Все, что происходило только потому, что оно происходило в советской стране, стало объявляться исторической необходимостью, не подлежало обсуждению: в нашей жизни не могло быть ошибок.
Так вульгарно трансформировалось представление о законах исторического развития. Необходимость партийной дисциплины, требование подчинить свою волю и интересы интересам партии и революции переросли в требование во имя революции отказаться от морального права самостоятельно мыслить во избежание совершения ошибок. То есть, отречься от своей личности, стать винтиком, необходимой деталью огромной, непостижимо сложной мировой машины. И люди поверили, что во имя революции, для нее, они должны отказаться от себя. Отказаться от права решать судьбы мира, оставив за собой только право самоотверженно служить во имя их. Они не замечали, не подозревали, что, помогая Сталину совершить такую подмену принципов, они этим предали революцию.

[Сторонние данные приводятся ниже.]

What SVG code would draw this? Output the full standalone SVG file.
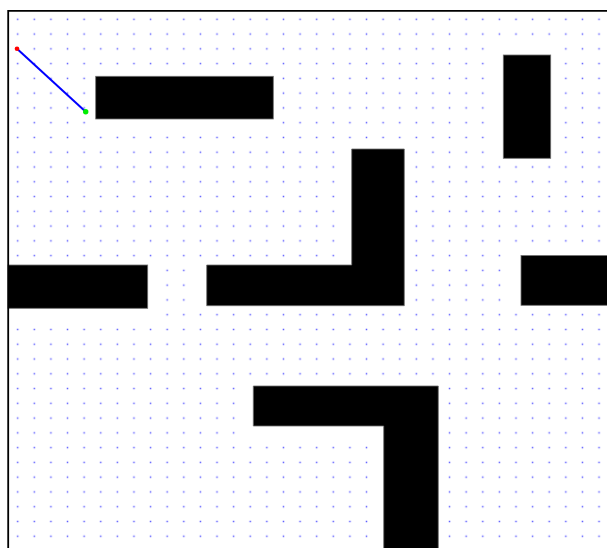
<svg xmlns="http://www.w3.org/2000/svg" width="607" height="548" viewBox="0 0 607 548">
<style>
.obs{fill:#000;stroke:#707070;stroke-width:0.8}
.mask{fill:#fff}
</style>
<defs>
<pattern id="grid" patternUnits="userSpaceOnUse" x="9.395" y="11.915" width="16.61" height="14.77">
<rect x="7.555" y="6.635" width="1.5" height="1.5" fill="#5a5aff"/>
</pattern>
</defs>
<rect width="607" height="548" fill="#fff"/>
<g id="free-grid">
<rect x="9.4" y="11.9" width="597.6" height="536.1" fill="url(#grid)"/>
<g id="clearance">
<rect class="mask" x="92.5" y="71.0" width="182.7" height="59.1"/>
<rect class="mask" x="491.1" y="41.4" width="66.4" height="118.2"/>
<rect class="mask" x="0" y="263.0" width="158.9" height="59.1"/>
<rect class="mask" x="341.6" y="144.8" width="66.4" height="162.5"/>
<rect class="mask" x="192.1" y="263.0" width="215.9" height="44.3"/>
<rect class="mask" x="507.7" y="248.2" width="99.3" height="59.1"/>
<rect class="mask" x="241.9" y="381.2" width="199.3" height="59.1"/>
<rect class="mask" x="374.8" y="425.5" width="66.4" height="122.5"/>
</g>
</g>
<g id="obstacle-a"><rect class="obs" x="95.7" y="76.3" width="177.6" height="42.7"/></g>
<g id="obstacle-b"><rect class="obs" x="503.3" y="55" width="47.4" height="103.3"/></g>
<g id="obstacle-c"><rect class="obs" x="8" y="265" width="139.7" height="43.3"/></g>
<g id="obstacle-d"><path class="obs" d="M351.7 149H404.3V305.7H206.7V265H351.7Z"/></g>
<g id="obstacle-e"><rect class="obs" x="521" y="255.5" width="90" height="49.8"/></g>
<g id="obstacle-f"><path class="obs" d="M253.3 386H438.3V552H383.7V426H253.3Z"/></g>
<g id="border"><path d="M8.2 552V10.9H612" fill="none" stroke="#000" stroke-width="1.8"/></g>
<g id="connectors">
<line x1="17" y1="48.7" x2="85.7" y2="111.7" stroke="#0000ff" stroke-width="2"/>
</g>
<g id="start"><circle cx="17" cy="48.7" r="2.3" fill="#ff0000"/></g>
<g id="goal"><circle cx="85.7" cy="111.7" r="2.7" fill="#00ee00"/></g>
</svg>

Для молодого поколения, выросшего в эту пору, эти требования к революционеру были несомненными, истинными — иного они не знали. Для героя Солженицына Васи Зотова нет границы между ним и миром. Судьба мира — это и есть его судьба. Он не имел имущества и «не хотел бы его иметь никогда», но даже близкие люди — жена, ребенок — все не так важно, как то, что происходит с революцией.
А происходило страшное — немцы наступали на родину революции, были уже под Москвой. Вася Зотов и в этом он целиком принадлежит своему поколению, ощущает свою жизнь именно так: «Если Ленина дело падет в эти дни, для чего мне останется жить?».